What is asked ▸ Find the string "Reproduce" in the data, then copy every line where it is found.

Data supplied ▸
----
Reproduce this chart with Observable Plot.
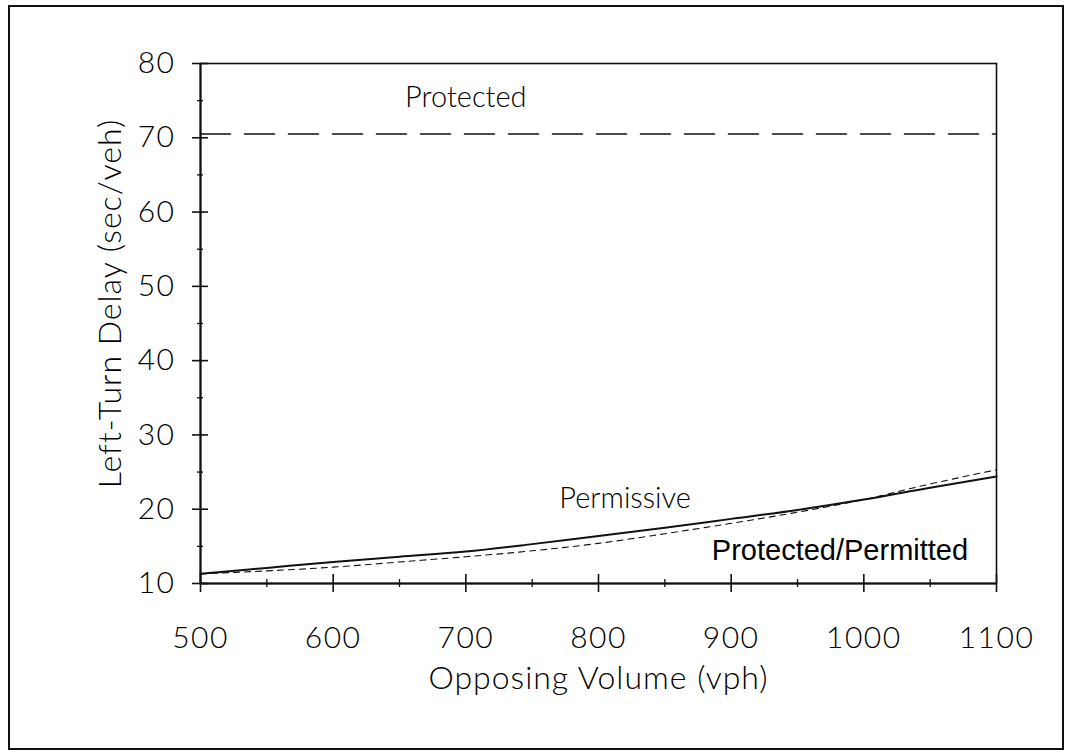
----
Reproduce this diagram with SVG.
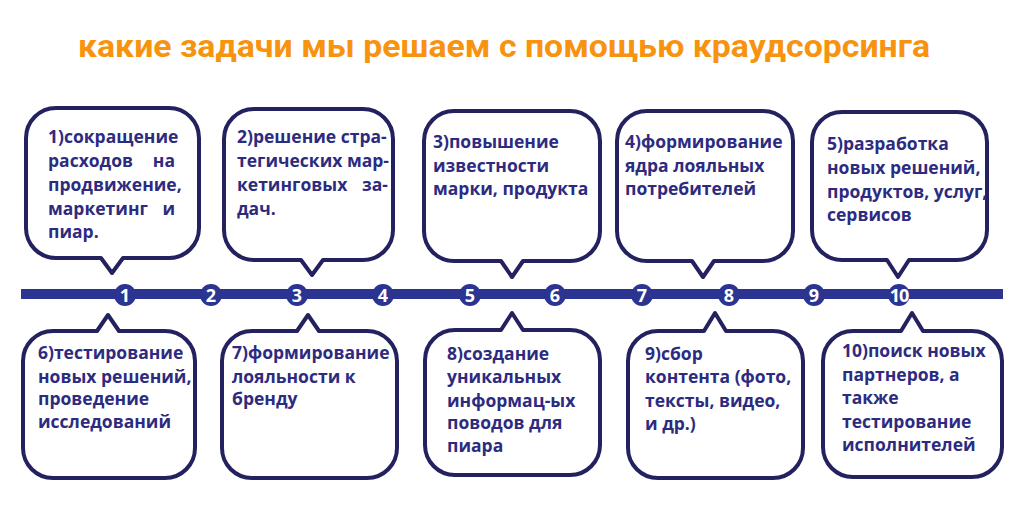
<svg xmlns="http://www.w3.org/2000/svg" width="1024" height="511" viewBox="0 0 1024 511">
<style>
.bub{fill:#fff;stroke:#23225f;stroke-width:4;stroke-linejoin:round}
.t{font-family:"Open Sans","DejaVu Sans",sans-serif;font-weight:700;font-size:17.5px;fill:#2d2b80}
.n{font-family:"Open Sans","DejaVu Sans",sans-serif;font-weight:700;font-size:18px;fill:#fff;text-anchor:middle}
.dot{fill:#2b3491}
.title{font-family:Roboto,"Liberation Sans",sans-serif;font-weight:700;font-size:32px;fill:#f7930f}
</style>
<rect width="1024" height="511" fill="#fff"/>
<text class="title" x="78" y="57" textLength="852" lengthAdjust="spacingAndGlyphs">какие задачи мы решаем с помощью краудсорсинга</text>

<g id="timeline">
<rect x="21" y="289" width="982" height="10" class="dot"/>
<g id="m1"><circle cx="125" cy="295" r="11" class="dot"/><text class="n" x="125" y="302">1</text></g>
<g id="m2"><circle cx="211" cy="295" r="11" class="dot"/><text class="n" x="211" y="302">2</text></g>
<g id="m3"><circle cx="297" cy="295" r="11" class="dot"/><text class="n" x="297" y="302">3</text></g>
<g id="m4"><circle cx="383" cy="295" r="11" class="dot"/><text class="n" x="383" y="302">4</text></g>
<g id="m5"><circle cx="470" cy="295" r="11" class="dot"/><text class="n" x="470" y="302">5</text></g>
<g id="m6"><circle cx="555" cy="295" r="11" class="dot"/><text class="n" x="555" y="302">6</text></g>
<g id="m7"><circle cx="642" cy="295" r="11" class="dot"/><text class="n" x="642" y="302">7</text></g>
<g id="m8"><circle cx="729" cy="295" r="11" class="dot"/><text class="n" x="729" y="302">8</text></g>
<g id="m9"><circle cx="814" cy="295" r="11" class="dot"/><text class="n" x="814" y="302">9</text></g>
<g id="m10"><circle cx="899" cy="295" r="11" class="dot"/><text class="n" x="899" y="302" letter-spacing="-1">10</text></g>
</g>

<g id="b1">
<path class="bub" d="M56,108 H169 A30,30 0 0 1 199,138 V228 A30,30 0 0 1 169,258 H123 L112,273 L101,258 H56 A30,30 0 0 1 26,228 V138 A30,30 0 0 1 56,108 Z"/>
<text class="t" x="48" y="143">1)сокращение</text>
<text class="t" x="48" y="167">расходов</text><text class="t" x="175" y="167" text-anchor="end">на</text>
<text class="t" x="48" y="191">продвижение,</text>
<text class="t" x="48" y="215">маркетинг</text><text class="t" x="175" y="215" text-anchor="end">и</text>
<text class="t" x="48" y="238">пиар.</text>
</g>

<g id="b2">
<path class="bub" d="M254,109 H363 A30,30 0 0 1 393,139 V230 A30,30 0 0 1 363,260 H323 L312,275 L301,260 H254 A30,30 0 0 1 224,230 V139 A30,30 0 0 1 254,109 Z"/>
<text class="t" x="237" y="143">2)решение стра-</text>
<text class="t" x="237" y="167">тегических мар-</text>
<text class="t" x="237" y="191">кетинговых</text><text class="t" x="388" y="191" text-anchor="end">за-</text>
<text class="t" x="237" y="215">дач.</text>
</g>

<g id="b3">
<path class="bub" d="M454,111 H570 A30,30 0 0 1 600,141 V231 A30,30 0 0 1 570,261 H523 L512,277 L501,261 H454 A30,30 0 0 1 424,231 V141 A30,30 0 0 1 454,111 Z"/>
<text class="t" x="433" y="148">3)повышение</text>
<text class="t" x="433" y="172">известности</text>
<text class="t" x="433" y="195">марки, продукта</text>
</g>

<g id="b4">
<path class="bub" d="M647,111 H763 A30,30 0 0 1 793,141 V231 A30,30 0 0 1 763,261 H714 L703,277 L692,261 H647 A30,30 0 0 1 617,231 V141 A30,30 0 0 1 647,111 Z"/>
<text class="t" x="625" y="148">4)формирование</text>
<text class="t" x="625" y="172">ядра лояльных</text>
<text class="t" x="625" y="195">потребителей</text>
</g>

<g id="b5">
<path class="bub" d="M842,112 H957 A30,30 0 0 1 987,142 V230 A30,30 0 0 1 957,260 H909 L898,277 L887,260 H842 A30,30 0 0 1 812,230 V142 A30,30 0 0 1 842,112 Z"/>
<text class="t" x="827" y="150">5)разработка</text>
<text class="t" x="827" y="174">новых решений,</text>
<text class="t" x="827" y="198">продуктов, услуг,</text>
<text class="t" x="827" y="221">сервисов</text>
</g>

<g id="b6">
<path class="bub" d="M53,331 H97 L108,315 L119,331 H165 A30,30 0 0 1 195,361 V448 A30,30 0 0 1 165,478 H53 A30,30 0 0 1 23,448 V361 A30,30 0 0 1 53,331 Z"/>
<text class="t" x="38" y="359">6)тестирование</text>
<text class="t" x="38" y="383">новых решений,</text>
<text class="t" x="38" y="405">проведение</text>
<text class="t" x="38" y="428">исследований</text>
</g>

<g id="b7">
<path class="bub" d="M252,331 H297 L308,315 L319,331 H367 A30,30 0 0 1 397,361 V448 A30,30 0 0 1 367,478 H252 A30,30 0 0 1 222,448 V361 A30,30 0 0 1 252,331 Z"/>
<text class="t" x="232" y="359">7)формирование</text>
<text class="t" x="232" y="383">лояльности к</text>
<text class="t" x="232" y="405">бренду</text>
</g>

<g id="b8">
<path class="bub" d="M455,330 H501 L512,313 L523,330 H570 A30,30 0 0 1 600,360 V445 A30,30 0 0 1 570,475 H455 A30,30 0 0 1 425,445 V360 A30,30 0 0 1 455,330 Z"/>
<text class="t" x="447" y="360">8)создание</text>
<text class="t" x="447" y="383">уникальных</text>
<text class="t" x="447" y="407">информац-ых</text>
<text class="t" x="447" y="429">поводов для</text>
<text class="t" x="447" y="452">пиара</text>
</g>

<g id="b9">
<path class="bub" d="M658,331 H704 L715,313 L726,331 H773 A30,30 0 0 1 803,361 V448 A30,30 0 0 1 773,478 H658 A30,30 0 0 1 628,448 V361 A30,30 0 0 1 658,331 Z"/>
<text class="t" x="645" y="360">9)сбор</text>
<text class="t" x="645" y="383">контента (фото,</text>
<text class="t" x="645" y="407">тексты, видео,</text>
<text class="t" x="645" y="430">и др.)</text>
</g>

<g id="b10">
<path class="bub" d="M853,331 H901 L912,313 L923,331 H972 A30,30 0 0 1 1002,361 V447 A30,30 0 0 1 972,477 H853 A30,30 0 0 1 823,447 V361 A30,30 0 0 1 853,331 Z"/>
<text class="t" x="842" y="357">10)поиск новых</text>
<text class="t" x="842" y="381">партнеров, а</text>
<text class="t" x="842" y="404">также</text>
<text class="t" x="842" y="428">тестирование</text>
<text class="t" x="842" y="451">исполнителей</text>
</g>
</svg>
----
Answer to this exercise ▸
Reproduce this chart with Observable Plot.
Reproduce this diagram with SVG.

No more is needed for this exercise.